Abstract

Online processing, and the models arising from it, starts with an optimistic view of the American voter, in which it is supposed that the seeming ignorance of voters does not prevent them from expressing rational attitudes about the very political objects they do not know much about. This means that the seeming ignorance of voters is not necessarily a threat to electoral democracy, but the cognitive structures needed for this sort of rationality also lead to necessary, and sometimes extreme, biases in political information processing. Since information stored in long-term memory is linked, both semantically and affectively (that is, based on the perceived positive or negative valence of the information), affect—understood here as a simple positive or negative valence—colors all steps of information processing.
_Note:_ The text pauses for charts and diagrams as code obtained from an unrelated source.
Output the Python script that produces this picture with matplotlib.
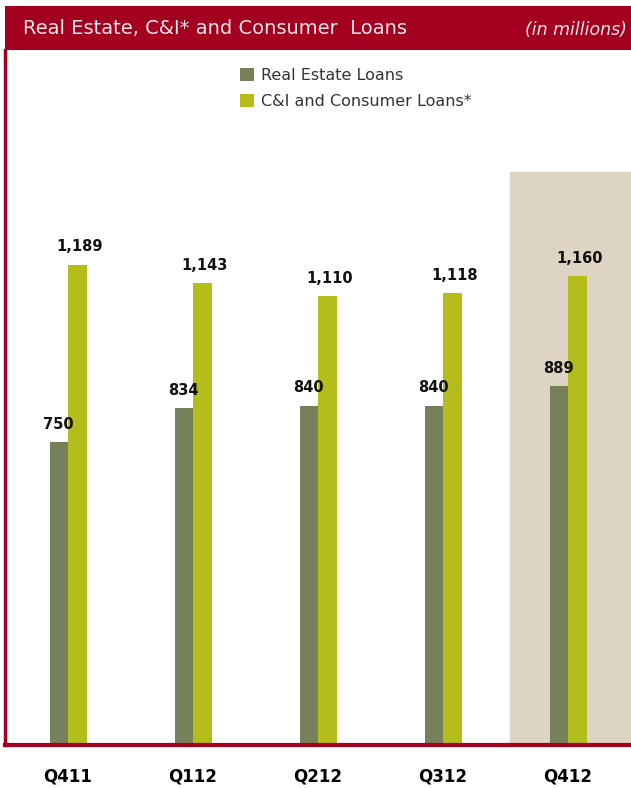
import matplotlib.pyplot as plt
import numpy as np
from matplotlib.patches import Rectangle

quarters = ['Q411', 'Q112', 'Q212', 'Q312', 'Q412']
real_estate = [750, 834, 840, 840, 889]
ci_consumer = [1189, 1143, 1110, 1118, 1160]

dark_green = '#76815a'
lime = '#b4bd19'
maroon = '#a3001f'

W, H = 631, 788
fig = plt.figure(figsize=(W / 100, H / 100), dpi=100)
fig.patch.set_facecolor('white')

# plot area sits under the title bar, bottom at y=745 px
ax = fig.add_axes([5 / W, (H - 745) / H, 626 / W, 695 / H])
ax.set_xlim(-0.504, 4.504)
ax.set_ylim(0, 1720)

x = np.arange(len(quarters))
w = 0.148

# highlight the latest quarter
ax.add_patch(Rectangle((3.536, 0), 1.0, 1418, color='#ddd4c4', zorder=0))

ax.bar(x - w / 2, real_estate, w, color=dark_green, label='Real Estate Loans', zorder=2)
ax.bar(x + w / 2, ci_consumer, w, color=lime, label='C&I and Consumer Loans*', zorder=2)

for i in x:
    ax.text(i - w / 2, real_estate[i] + 25, f'{real_estate[i]:,}', ha='center', va='bottom',
            fontsize=10.5, fontweight='bold', color='#111111')
    ax.text(i + w / 2 + 0.02, ci_consumer[i] + 25, f'{ci_consumer[i]:,}', ha='center', va='bottom',
            fontsize=10.5, fontweight='bold', color='#111111')

ax.set_xticks(x)
ax.set_xticklabels(quarters, fontsize=12, fontweight='bold')
ax.tick_params(axis='x', length=0, pad=16)
ax.set_yticks([])
for side in ['top', 'right']:
    ax.spines[side].set_visible(False)
ax.spines['left'].set_color(maroon)
ax.spines['left'].set_linewidth(2.5)
ax.spines['bottom'].set_color(maroon)
ax.spines['bottom'].set_linewidth(3)

leg = ax.legend(loc='upper left', bbox_to_anchor=(0.365, 0.983), frameon=False,
                fontsize=11.5, handlelength=0.9, handleheight=0.9, handletextpad=0.4,
                labelspacing=0.65, borderaxespad=0)
for t in leg.get_texts():
    t.set_color('#333333')

# title bar
bar_ax = fig.add_axes([5 / W, (H - 50) / H, 626 / W, 44 / H])
bar_ax.set_facecolor(maroon)
bar_ax.set_xticks([])
bar_ax.set_yticks([])
for s in bar_ax.spines.values():
    s.set_visible(False)
bar_ax.text(0.028, 0.5, 'Real Estate, C&I* and Consumer  Loans', color='#f6e6e6',
            fontsize=14, va='center', ha='left', transform=bar_ax.transAxes)
bar_ax.text(0.993, 0.45, '(in millions)', color='#f6e6e6', fontsize=12.5, style='italic',
            va='center', ha='right', transform=bar_ax.transAxes)

fig.savefig('out.png', dpi=100)
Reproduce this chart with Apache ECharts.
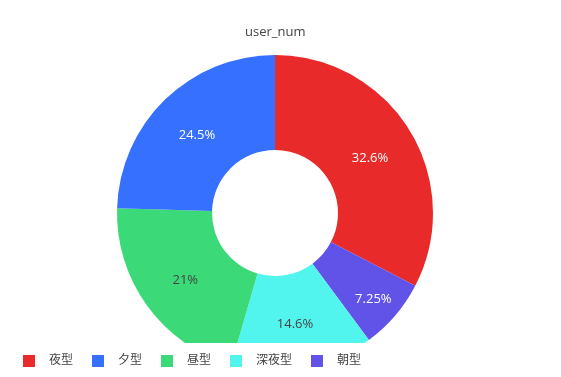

For instance, individuals are likely to avoid, or counter-argue, or simply reject information that is at odds with their existing views. As a result, individuals of different political persuasions may have difficulty coming to agreement on the correct interpretation of relevant facts, or even the facts themselves. Alternative memory-based models, which propose that evaluations are constructed on the spot when a question is asked, may help to explain response instability, but fail to serve as complete replacements for the online processing approach. The bias caused by affect-infused cognition seems to present challenges for electoral democracy just as much as the seeming ignorance it accounts for, but it is argued that such biases are mostly limited to individuals who already hold fairly strong existing attitudes, a group which is unlikely to include most voters. Moreover, some degree of intransigence is likely a good thing, as the alternative is views that shift rapidly with new information.